> Task instructions:
Nothing after the line with "y_ticks = [-10, 0, 10, 20, 30]" belongs in the copy; extract the lines below from the top through that line, pictures left out.
[Begin Material provided]
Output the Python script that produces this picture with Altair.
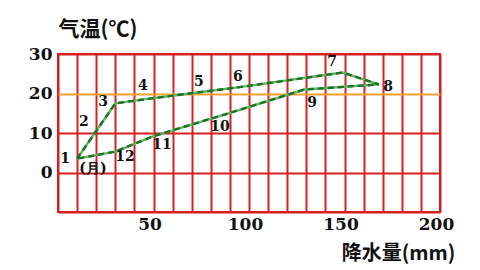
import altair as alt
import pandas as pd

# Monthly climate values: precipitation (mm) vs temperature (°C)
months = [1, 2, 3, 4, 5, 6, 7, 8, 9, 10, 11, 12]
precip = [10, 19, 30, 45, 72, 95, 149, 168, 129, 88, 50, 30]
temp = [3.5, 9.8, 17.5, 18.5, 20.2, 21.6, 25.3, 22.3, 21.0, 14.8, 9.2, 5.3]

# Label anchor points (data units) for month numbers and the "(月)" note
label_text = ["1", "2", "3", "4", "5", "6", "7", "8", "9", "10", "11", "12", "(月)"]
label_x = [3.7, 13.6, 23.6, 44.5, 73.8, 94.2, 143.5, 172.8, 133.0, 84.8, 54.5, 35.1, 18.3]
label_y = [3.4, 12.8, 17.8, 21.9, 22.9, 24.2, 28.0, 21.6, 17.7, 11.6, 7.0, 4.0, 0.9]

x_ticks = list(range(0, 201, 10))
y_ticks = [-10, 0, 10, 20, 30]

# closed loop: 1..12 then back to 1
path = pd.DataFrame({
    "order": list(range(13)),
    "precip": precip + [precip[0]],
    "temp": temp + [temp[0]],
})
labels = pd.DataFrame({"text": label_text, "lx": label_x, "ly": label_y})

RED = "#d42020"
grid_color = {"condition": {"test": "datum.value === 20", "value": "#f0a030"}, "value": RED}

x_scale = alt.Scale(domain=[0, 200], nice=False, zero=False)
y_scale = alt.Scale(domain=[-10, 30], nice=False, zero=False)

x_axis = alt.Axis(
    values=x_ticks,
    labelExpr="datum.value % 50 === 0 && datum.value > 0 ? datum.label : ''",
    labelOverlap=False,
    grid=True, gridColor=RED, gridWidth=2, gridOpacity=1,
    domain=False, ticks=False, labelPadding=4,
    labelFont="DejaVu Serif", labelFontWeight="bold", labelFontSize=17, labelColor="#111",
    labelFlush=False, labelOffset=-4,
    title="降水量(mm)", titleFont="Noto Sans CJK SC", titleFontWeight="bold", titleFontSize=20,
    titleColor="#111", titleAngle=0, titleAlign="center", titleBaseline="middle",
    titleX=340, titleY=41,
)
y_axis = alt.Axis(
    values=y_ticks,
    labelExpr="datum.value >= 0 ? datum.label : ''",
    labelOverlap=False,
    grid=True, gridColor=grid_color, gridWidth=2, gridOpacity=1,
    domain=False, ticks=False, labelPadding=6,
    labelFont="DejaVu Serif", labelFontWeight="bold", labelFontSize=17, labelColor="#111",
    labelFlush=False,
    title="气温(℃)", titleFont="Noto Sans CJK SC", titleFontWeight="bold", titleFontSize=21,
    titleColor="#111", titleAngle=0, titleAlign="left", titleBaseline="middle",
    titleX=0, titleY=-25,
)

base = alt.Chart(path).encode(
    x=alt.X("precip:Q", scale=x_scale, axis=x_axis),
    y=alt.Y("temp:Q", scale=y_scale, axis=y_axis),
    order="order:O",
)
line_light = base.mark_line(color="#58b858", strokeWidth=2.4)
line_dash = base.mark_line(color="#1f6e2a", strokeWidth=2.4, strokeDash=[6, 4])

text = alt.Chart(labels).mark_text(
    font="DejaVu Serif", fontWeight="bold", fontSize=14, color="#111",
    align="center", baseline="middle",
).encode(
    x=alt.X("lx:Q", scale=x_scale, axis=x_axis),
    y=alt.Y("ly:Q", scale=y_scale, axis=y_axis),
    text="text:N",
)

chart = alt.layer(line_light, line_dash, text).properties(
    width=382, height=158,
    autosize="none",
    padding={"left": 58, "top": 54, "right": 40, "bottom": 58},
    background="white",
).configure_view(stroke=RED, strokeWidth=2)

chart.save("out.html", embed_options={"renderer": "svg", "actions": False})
[End Material provided]
> Solution:
Output the Python script that produces this picture with Altair.
import altair as alt
import pandas as pd

# Monthly climate values: precipitation (mm) vs temperature (°C)
months = [1, 2, 3, 4, 5, 6, 7, 8, 9, 10, 11, 12]
precip = [10, 19, 30, 45, 72, 95, 149, 168, 129, 88, 50, 30]
temp = [3.5, 9.8, 17.5, 18.5, 20.2, 21.6, 25.3, 22.3, 21.0, 14.8, 9.2, 5.3]

# Label anchor points (data units) for month numbers and the "(月)" note
label_text = ["1", "2", "3", "4", "5", "6", "7", "8", "9", "10", "11", "12", "(月)"]
label_x = [3.7, 13.6, 23.6, 44.5, 73.8, 94.2, 143.5, 172.8, 133.0, 84.8, 54.5, 35.1, 18.3]
label_y = [3.4, 12.8, 17.8, 21.9, 22.9, 24.2, 28.0, 21.6, 17.7, 11.6, 7.0, 4.0, 0.9]

x_ticks = list(range(0, 201, 10))
y_ticks = [-10, 0, 10, 20, 30]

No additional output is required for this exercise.